I wanted to talk to him alone, for I still thought it might be worth while for me to go round to Gay’s. But, when I arrived, Chrystal was just sitting down. He was smoking a pipe, and his expression was not as elated as it had been that morning. Even when Brown produced a bottle of madeira — ‘it needs something rather out of the ordinary to drink Sir Horace’s health’ — Chrystal responded with a smile that was a little twisted, a little wan. He was dispirited because his triumph, like all triumphs, had not been as intoxicating as he had imagined it.

He emptied his glass absently, and smoked away. He interrupted a conversation with a sharp question: ‘What was your impression of this afternoon?’

‘My impression was,’ said Brown, who sensed that his friend needed heartening, ‘that everyone realizes you’ve done the best day’s work for the college that anyone has ever done.’

‘Not they. They just take it for granted,’ said Chrystal.

‘Everyone was full of it,’ said Brown.

‘I believe they think we’ve treated Winslow badly. That’s the thought they’ve gone away with.’ Chrystal added, with hurt and angry force: ‘Jago is amusing.’

‘He wanted to soften the blow,’ said Brown.

‘There may have been a bit of policy in it,’ I suggested. ‘He may have wanted to make a gesture. He’s bound to be thinking of the election.’

‘Certainly. I was glad to see him showing some political sense at last,’ said Brown. He had followed my lead with his unceasing vigilance: he knew it was untrue, as well as I did: we were trying to take Chrystal’s attention away.

‘I don’t believe it, Eliot,’ retorted Chrystal.

‘He’s not a simple character,’ I went on.

‘I give you that,’ Chrystal said. ‘By God, I give you that. And there’s something I wouldn’t confess outside this room.’ He paused and looked at us. ‘There are times,’ he said slowly, ‘when I see the other side’s case against Jago. He’s too much up and down. He’s all over you one minute. Then he discovers some reason for getting under one’s skin as he did this afternoon. I say, I wouldn’t confess it outside this room, but there are times when I have my doubts. Don’t you? Either of you?’

‘No,’ said Brown with absolute firmness.

‘Some of what you say is true,’ I said. ‘But I thought it over when I decided on Jago. I didn’t believe it mattered enough to count against him.
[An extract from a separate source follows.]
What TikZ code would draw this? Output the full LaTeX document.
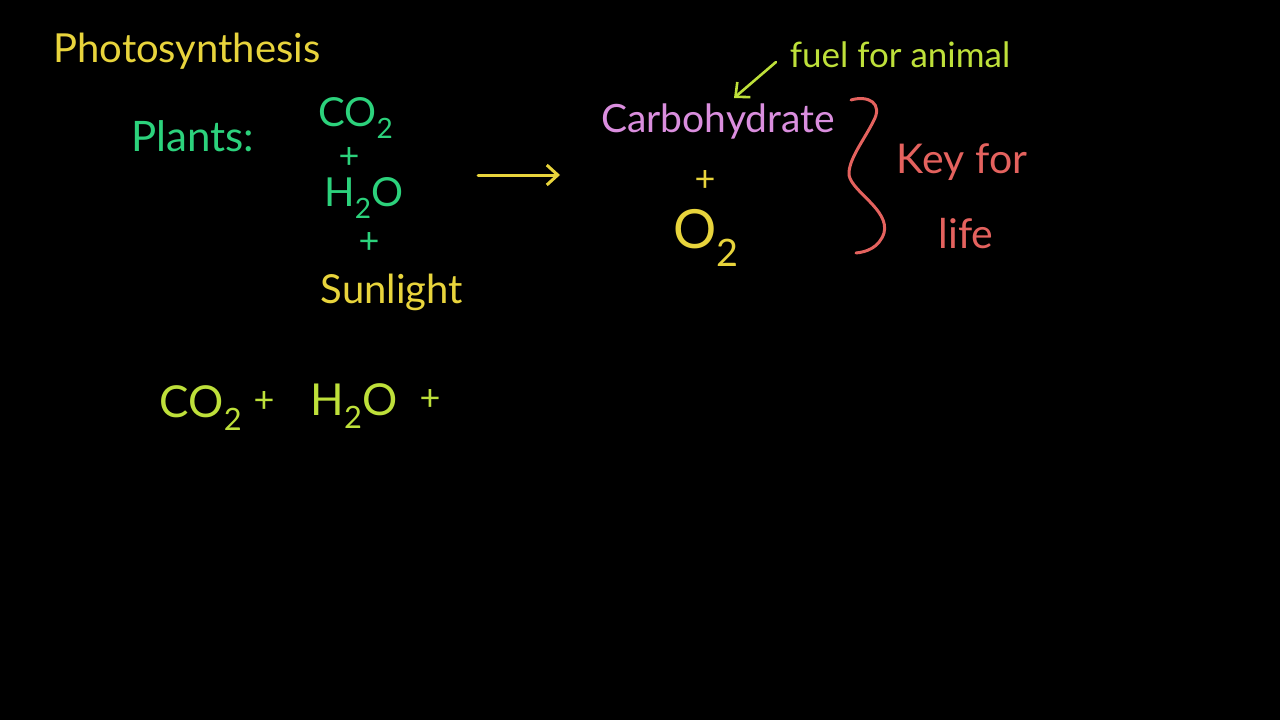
\documentclass[tikz,border=0pt]{standalone}
\usepackage{fontspec}
\setmainfont{Lato}
\usetikzlibrary{
arrows.meta,
positioning
}
\definecolor{PSBoard}{HTML}{000000}
\definecolor{PSYellow}{HTML}{E8D43C}
\definecolor{PSGreen}{HTML}{2CD27C}
\definecolor{PSPink}{HTML}{DA8EDE}
\definecolor{PSLime}{HTML}{BEE03A}
\definecolor{PSRed}{HTML}{E4625E}
\tikzset{
pstext/.style={inner sep=0pt, anchor=center},
pstitle/.style={pstext, text=PSYellow, font=\fontsize{40}{44}\selectfont},
psgreen/.style={pstext, text=PSGreen, font=\fontsize{40}{44}\selectfont},
psyellow/.style={pstext, text=PSYellow, font=\fontsize{40}{44}\selectfont},
pspink/.style={pstext, text=PSPink, font=\fontsize{39}{44}\selectfont},
psnote/.style={pstext, text=PSLime, font=\fontsize{35}{40}\selectfont},
psred/.style={pstext, text=PSRed, font=\fontsize{41}{44}\selectfont},
pslime/.style={pstext, text=PSLime, font=\fontsize{44}{48}\selectfont},
psplus/.style={pstext, font=\fontsize{36}{40}\selectfont},
psarrow/.style={-{Straight Barb[length=11pt,width=20pt]}, line width=3pt, line cap=round},
psbrace/.style={draw=PSRed, line width=3pt, line cap=round, line join=round}
}
\begin{document}
\begin{tikzpicture}[x=1pt,y=-1pt]
\fill[PSBoard] (0,0) rectangle (1280,720);
\useasboundingbox (0,0) rectangle (1280,720);

\node[pstitle] (title) at (187,51) {Photosynthesis};

\node[psgreen, font=\fontsize{42}{46}\selectfont] (plants) at (193,136) {Plants:};
\node[psgreen] (co2) at (356,118) {CO\textsubscript{2}};
\node[psplus, text=PSGreen] (p1) at (349,158) {+};
\node[psgreen] (h2o) at (364,198) {H\textsubscript{2}O};
\node[psplus, text=PSGreen] (p2) at (369,243) {+};
\node[psyellow] (sun) at (392,292) {Sunlight};

\coordinate (arrL) at (478,175);
\coordinate (arrR) at (560,175);
\draw[psarrow, draw=PSYellow] (arrL) -- (arrR);

\node[pspink] (carb) at (718,121) {Carbohydrate};
\node[psplus, text=PSYellow] (p3) at (705,181) {+};
\node[psyellow, font=\fontsize{54}{58}\selectfont] (o2) at (706,238) {O\textsubscript{2}};

\node[psnote] (fuel) at (900,55) {fuel for animal};
\coordinate (fuelS) at (776,62);
\coordinate (fuelE) at (734,98);
\draw[psarrow, draw=PSLime, line width=2.6pt] (fuelS) -- (fuelE);

\coordinate (bt) at (851,100);
\coordinate (bm) at (849,175);
\coordinate (bb) at (856,253);
\draw[psbrace] (bt) .. controls (868,95) and (884,103) .. (873,122)
  .. controls (864,140) and (848,160) .. (bm)
  .. controls (852,192) and (890,210) .. (884,233)
  .. controls (879,248) and (866,252) .. (bb);

\node[psred] (key) at (962,162) {Key for};
\node[psred] (life) at (966,234) {life};

\node[pslime] (co2b) at (201,408) {CO\textsubscript{2}};
\node[psplus, text=PSLime] (p4) at (264,402) {+};
\node[pslime] (h2ob) at (354,406) {H\textsubscript{2}O};
\node[psplus, text=PSLime] (p5) at (430,400) {+};
\end{tikzpicture}
\end{document}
I still don’t.’

‘Not more than you did?’

‘No, less,’ I said.

‘I hope you’re right,’ said Chrystal.

Then Chrystal said, with a pretence of offhandedness: ‘Anyway, it doesn’t look as though we’re going to get him in.’

‘I don’t quite follow you,’ said Brown, but his eyes were piercing.

‘Has Pilbrow cabled back to you yet?’

‘Not yet.’

‘There you are. I shall expect him when I see him. Sometime next year.’

‘I’ve never known you rush to conclusions so fast,’ Brown said, ‘as you have done over this election.’ A deep frown had settled on his face.

‘I knew we shouldn’t get over it,’ said Chrystal, ‘the day I heard about Royce’s cancer. People still don’t know what we’ve lost.’

‘I can’t regard that as a reason,’ Brown said, ‘for not settling down to play our hand.’

Chrystal said: ‘You haven’t denied the facts. You can’t deny them.’

‘What do you mean?’

‘I mean, you’ve had no reply from Pilbrow. It’s a bad sign. And the votes are 6–6.’